*Exercise data:*
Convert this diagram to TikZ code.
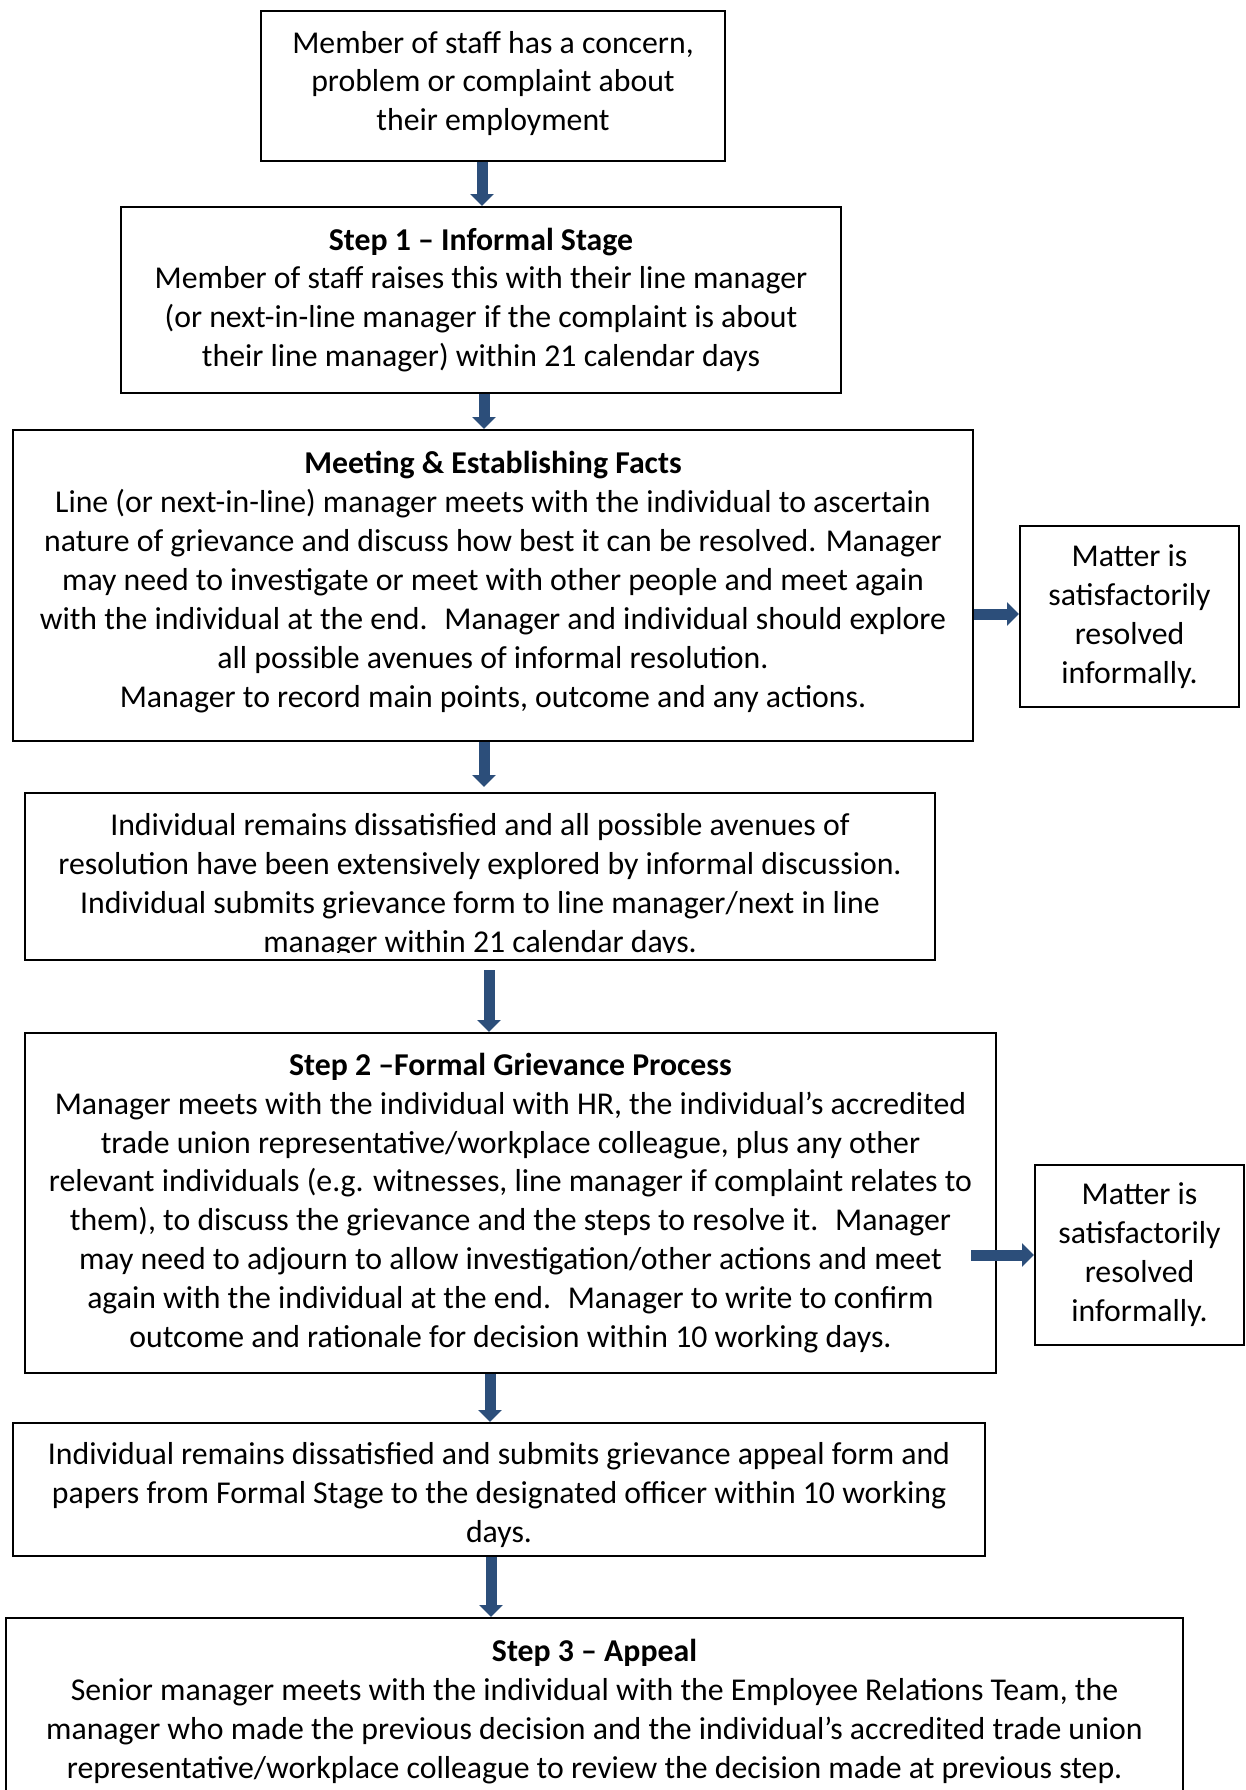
\documentclass[tikz,border=0pt]{standalone}
\usepackage{fontspec}
\setmainfont{Carlito}
\usetikzlibrary{arrows.meta}
\newdimen\pxu \pxu=0.3776pt
\definecolor{arrowblue}{RGB}{44,78,122}
\tikzset{
  box/.style={draw, line width=2\pxu, align=center, inner sep=0pt},
  boxtext/.style={align=center, inner sep=0pt},
  flow/.style={arrowblue, line width=11\pxu, -{Triangle[width=8.69pt, length=4.53pt]}},
}

\begin{document}
\begin{tikzpicture}[x=\pxu, y=-\pxu, font=\fontsize{12}{14.7}\selectfont]
  \useasboundingbox (0,0) rectangle (1245,1790);
  \clip (0,0) rectangle (1245,1790);

  % columns of the down arrows
  \coordinate (col1) at (482,0);
  \coordinate (col2) at (484,0);
  \coordinate (col3) at (484,0);
  \coordinate (col4) at (489,0);
  \coordinate (col5) at (490,0);
  \coordinate (col6) at (491,0);

  \node[box, minimum width=464\pxu, minimum height=150\pxu] (concern) at (493,86) {};
  \node[boxtext] (concerntext) at (493,83.5)
    {Member of staff has a concern,\\problem or complaint about\\their employment};
  \node[box, minimum width=720\pxu, minimum height=186\pxu] (informal) at (481,300)
    {\textbf{Step 1 – Informal Stage}\\
     Member of staff raises this with their line manager\\
     (or next-in-line manager if the complaint is about\\
     their line manager) within 21 calendar days};
  \node[box, minimum width=960\pxu, minimum height=311\pxu] (meeting) at (493,585.5) {};
  \node[boxtext] (meetingtext) at (493,582)
    {\textbf{Meeting \& Establishing Facts}\\
     Line (or next-in-line) manager meets with the individual to ascertain\\
     nature of grievance and discuss how best it can be resolved. Manager\\
     may need to investigate or meet with other people and meet again\\
     with the individual at the end.~ Manager and individual should explore\\
     all possible avenues of informal resolution.\\
     Manager to record main points, outcome and any actions.};
  \node[box, minimum width=219\pxu, minimum height=181\pxu] (resolved1) at (1129.5,616.5)
    {Matter is\\satisfactorily\\resolved\\informally.};

  % text runs into the lower border, cut at its last baseline
  \node[boxtext] (submittext) at (480,885.5)
    {Individual remains dissatisfied and all possible avenues of\\
     resolution have been extensively explored by informal discussion.\\
     Individual submits grievance form to line manager/next in line\\
     manager within 21 calendar days.};
  \fill[white] (30,952.5) rectangle (930,975);
  \node[box, minimum width=910\pxu, minimum height=167\pxu] (submit) at (480,876.5) {};

  \node[box, minimum width=971\pxu, minimum height=340\pxu] (formal) at (510.5,1203)
    {\textbf{Step 2 –Formal Grievance Process}\\
     Manager meets with the individual with HR, the individual’s accredited\\
     trade union representative/workplace colleague, plus any other\\
     relevant individuals (e.g. witnesses, line manager if complaint relates to\\
     them), to discuss the grievance and the steps to resolve it.~ Manager\\
     may need to adjourn to allow investigation/other actions and meet\\
     again with the individual at the end.~ Manager to write to confirm\\
     outcome and rationale for decision within 10 working days.};
  \node[box, minimum width=209\pxu, minimum height=180\pxu] (resolved2) at (1139.5,1255)
    {Matter is\\satisfactorily\\resolved\\informally.};
  \node[box, minimum width=972\pxu, minimum height=133\pxu] (appealform) at (499,1489.5) {};
  \node[boxtext] (appealformtext) at (499,1495.2)
    {Individual remains dissatisfied and submits grievance appeal form and\\
     papers from Formal Stage to the designated officer within 10 working\\
     days.};

  % last box runs off the page
  \node[box, minimum width=1177\pxu, minimum height=300\pxu, anchor=north] (appeal) at (594.5,1617) {};
  \node[boxtext, anchor=north] (appealtext) at (594.5,1639)
    {\textbf{Step 3 – Appeal}\\
     Senior manager meets with the individual with the Employee Relations Team, the\\
     manager who made the previous decision and the individual’s accredited trade union\\
     representative/workplace colleague to review the decision made at previous step.};

  % arrows
  \draw[flow] (concern.south -| col1) -- (informal.north -| col1);
  \draw[flow] (informal.south -| col2) -- (meeting.north -| col2);
  \draw[flow, shorten >=5\pxu] (meeting.south -| col3) -- (submit.north -| col3);
  \draw[flow, shorten <=9\pxu] (submit.south -| col4) -- (formal.north -| col4);
  \draw[flow] (formal.south -| col5) -- (appealform.north -| col5);
  \draw[flow] (appealform.south -| col6) -- (appeal.north -| col6);
  \draw[flow] (meeting.east |- 0,614) -- (resolved1.west |- 0,614);
  \draw[flow, shorten <=-26\pxu] (formal.east |- resolved2.west) -- (resolved2.west);
\end{tikzpicture}
\end{document}
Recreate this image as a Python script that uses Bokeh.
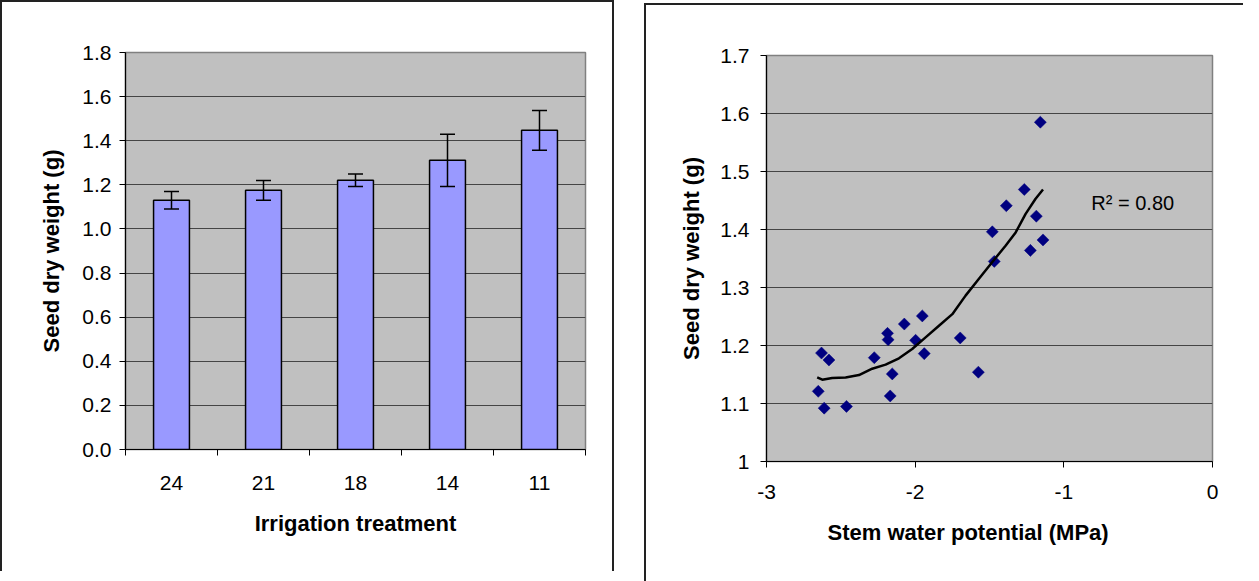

*Given exercise:* Without the pictures, repeat the listing above exactly.

*Written solution:*
Convert this diagram to TikZ code.
\documentclass[tikz,border=0pt]{standalone}
\usepackage{fontspec}
\setmainfont{Carlito}
\usetikzlibrary{arrows.meta}
\newdimen\pxu \pxu=0.3776pt
\definecolor{arrowblue}{RGB}{44,78,122}
\tikzset{
  box/.style={draw, line width=2\pxu, align=center, inner sep=0pt},
  boxtext/.style={align=center, inner sep=0pt},
  flow/.style={arrowblue, line width=11\pxu, -{Triangle[width=8.69pt, length=4.53pt]}},
}

\begin{document}
\begin{tikzpicture}[x=\pxu, y=-\pxu, font=\fontsize{12}{14.7}\selectfont]
  \useasboundingbox (0,0) rectangle (1245,1790);
  \clip (0,0) rectangle (1245,1790);

  % columns of the down arrows
  \coordinate (col1) at (482,0);
  \coordinate (col2) at (484,0);
  \coordinate (col3) at (484,0);
  \coordinate (col4) at (489,0);
  \coordinate (col5) at (490,0);
  \coordinate (col6) at (491,0);

  \node[box, minimum width=464\pxu, minimum height=150\pxu] (concern) at (493,86) {};
  \node[boxtext] (concerntext) at (493,83.5)
    {Member of staff has a concern,\\problem or complaint about\\their employment};
  \node[box, minimum width=720\pxu, minimum height=186\pxu] (informal) at (481,300)
    {\textbf{Step 1 – Informal Stage}\\
     Member of staff raises this with their line manager\\
     (or next-in-line manager if the complaint is about\\
     their line manager) within 21 calendar days};
  \node[box, minimum width=960\pxu, minimum height=311\pxu] (meeting) at (493,585.5) {};
  \node[boxtext] (meetingtext) at (493,582)
    {\textbf{Meeting \& Establishing Facts}\\
     Line (or next-in-line) manager meets with the individual to ascertain\\
     nature of grievance and discuss how best it can be resolved. Manager\\
     may need to investigate or meet with other people and meet again\\
     with the individual at the end.~ Manager and individual should explore\\
     all possible avenues of informal resolution.\\
     Manager to record main points, outcome and any actions.};
  \node[box, minimum width=219\pxu, minimum height=181\pxu] (resolved1) at (1129.5,616.5)
    {Matter is\\satisfactorily\\resolved\\informally.};

  % text runs into the lower border, cut at its last baseline
  \node[boxtext] (submittext) at (480,885.5)
    {Individual remains dissatisfied and all possible avenues of\\
     resolution have been extensively explored by informal discussion.\\
     Individual submits grievance form to line manager/next in line\\
     manager within 21 calendar days.};
  \fill[white] (30,952.5) rectangle (930,975);
  \node[box, minimum width=910\pxu, minimum height=167\pxu] (submit) at (480,876.5) {};

  \node[box, minimum width=971\pxu, minimum height=340\pxu] (formal) at (510.5,1203)
    {\textbf{Step 2 –Formal Grievance Process}\\
     Manager meets with the individual with HR, the individual’s accredited\\
     trade union representative/workplace colleague, plus any other\\
     relevant individuals (e.g. witnesses, line manager if complaint relates to\\
     them), to discuss the grievance and the steps to resolve it.~ Manager\\
     may need to adjourn to allow investigation/other actions and meet\\
     again with the individual at the end.~ Manager to write to confirm\\
     outcome and rationale for decision within 10 working days.};
  \node[box, minimum width=209\pxu, minimum height=180\pxu] (resolved2) at (1139.5,1255)
    {Matter is\\satisfactorily\\resolved\\informally.};
  \node[box, minimum width=972\pxu, minimum height=133\pxu] (appealform) at (499,1489.5) {};
  \node[boxtext] (appealformtext) at (499,1495.2)
    {Individual remains dissatisfied and submits grievance appeal form and\\
     papers from Formal Stage to the designated officer within 10 working\\
     days.};

  % last box runs off the page
  \node[box, minimum width=1177\pxu, minimum height=300\pxu, anchor=north] (appeal) at (594.5,1617) {};
  \node[boxtext, anchor=north] (appealtext) at (594.5,1639)
    {\textbf{Step 3 – Appeal}\\
     Senior manager meets with the individual with the Employee Relations Team, the\\
     manager who made the previous decision and the individual’s accredited trade union\\
     representative/workplace colleague to review the decision made at previous step.};

  % arrows
  \draw[flow] (concern.south -| col1) -- (informal.north -| col1);
  \draw[flow] (informal.south -| col2) -- (meeting.north -| col2);
  \draw[flow, shorten >=5\pxu] (meeting.south -| col3) -- (submit.north -| col3);
  \draw[flow, shorten <=9\pxu] (submit.south -| col4) -- (formal.north -| col4);
  \draw[flow] (formal.south -| col5) -- (appealform.north -| col5);
  \draw[flow] (appealform.south -| col6) -- (appeal.north -| col6);
  \draw[flow] (meeting.east |- 0,614) -- (resolved1.west |- 0,614);
  \draw[flow, shorten <=-26\pxu] (formal.east |- resolved2.west) -- (resolved2.west);
\end{tikzpicture}
\end{document}
Recreate this image as a Python script that uses Bokeh.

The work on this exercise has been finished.